Il manque un maillon opérationnel entre l'ambition et le fait territorial. Nous le signalons dans notre étude. Le fait régional est un fait administratif. Récemment, un ministre en charge de l'écologie s'est rendu en Afrique du Sud pour accompagner le pays dans la conversion de ses centrales à charbon en biomasse. Or à La Réunion, Albioma, un opérateur français qui exerce dans nombre de nos îles et au Brésil, est en train de convertir les centrales à charbon en biomasse. Pourtant, ni notre territoire ni cet opérateur n'ont été associés à ce déplacement. J'y vois un bon exemple de l'antagonisme entre notre capacité territoriale et la centralité politique issue de notre histoire.
Un élément pourrait résorber ce décalage. En auditionnant l'AFD, nous avons constaté que si celle-ci porte des programmes totalement légitimes sur une ambition posée au niveau hexagonal, il faudrait peut-être changer l'usage de l'AFD pour associer les collectivités de cette France océanique. Je reviendrai sur la polémique, née voilà cinq ou six ans, quand l'AFD a financé l'île Maurice pour développer des capacités portuaires venant en concurrence avec les capacités portuaires que la région Réunion cherchait dans le même temps à développer. Pour éviter ce genre de dissonance, nous proposons que les collectivités territoriales, notamment les collectivités d'outre-mer participent à la gouvernance de ces agences d'État qui contribuent à transformer la France en puissance d'accompagnement au développement, stabilisatrice ou d'équilibre.

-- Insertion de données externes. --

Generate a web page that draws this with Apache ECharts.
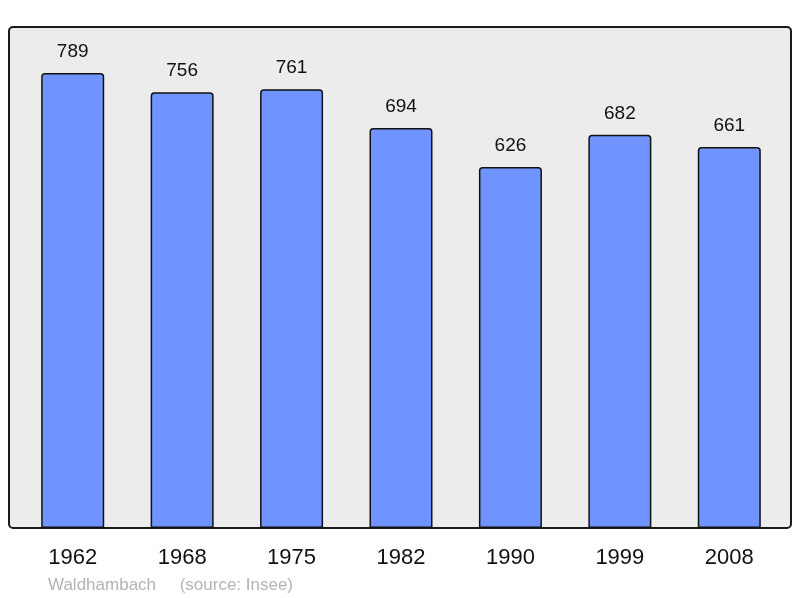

S'agissant de la coopération avec les États voisins, nous avons noté lors de nos auditions que le ministère de l'Europe et des affaires étrangères a mis au point un dispositif pour accompagner les collectivités territoriales à mener des actions internationales. Je ne sais pas si ce dispositif fonctionne à plein, ni même s'il est connu des collectivités territoriales de la France océanique.